Ich erläuterte ihr meinen Wunsch, und sie führte mich in die Spielwarenabteilung, wo es überall blinkte und hupte – Japaner lieben elektronische Dinge, auch für Kinder, und dass die Tamagotchi in Japan erfunden wurden– im Grunde ein elektronisches Spielzeug, bei dem dem Kind eine echte Beziehung und Verantwortung wie für ein lebendiges Haustier vorgegaukelt wird, wundert mich nicht.
Ich wählte dann einen Feuerwehrwagen mit einer Mannschaft aus kleinen Feuerwehrleuten und ausziehbarer Leiter von Lego und ließ mich zur Kasse begleiten. Hier konnte ich natürlich auch meine Taschentücher bezahlen. Die Artikel wurden in echter japanischer Origami-Falttechnik asymmetrisch kunstvoll eingepackt, und auch das japanische Teegebäck, das ich noch spontan an der Kasse erstand, wurde ebenso kunstvoll in ein wertvoll erscheinendes Etwas verwandelt mit echtem, japanischen Papier mit typisch japanischem Design. Die Artikel wurden mir dann noch in große, stabile, aus Hochglanz-Papier bestehende Tragetaschen gepackt (die man natürlich nicht bezahlen musste) und ich wurde mit dem Spruch unter Verbeugungen an der Rolltreppe verabschiedet: „Vielen Dank für Ihren Einkauf. Bitte beehren Sie uns bald wieder.“
Und ich schwebte regelrecht auf der Rolltreppe nach unten, vorbei an den Empfangsdamen an der Rolltreppe, die mir auch etwas mit auf den Weg gaben zum Gruß, hinaus auf die Straße voll wimmelnder, elegant gekleideter Menschen im Nachmittags-Rushhour.

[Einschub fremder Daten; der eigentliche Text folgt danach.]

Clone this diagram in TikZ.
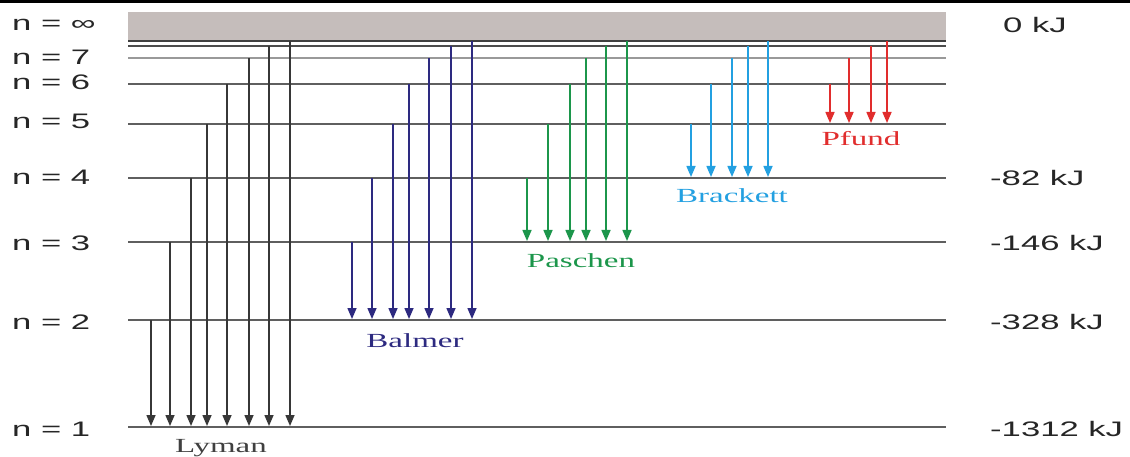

Also, hier ist wirklich der Kunde nicht nur König, dachte ich bei mir, sondern hier ist jeder Mensch ein willkommener Gast!
Fünf Monate später sollte ich aber feststellen, dass es mir dennoch unmöglich sein sollte, mich in Japan als mehr als als „fremder, willkommener Gast auf Zeit“ zu fühlen – denn so schön dieser respektvolle, höfliche Umgang überall im täglichen Leben war – das Gefühl, richtig dazu zu gehören, einer Person dort ganz persönlich nahe zu stehen, schien fast unmöglich, egal, wie sehr man in die japanische Kultur und ihre Verhaltensweisen eintauchte.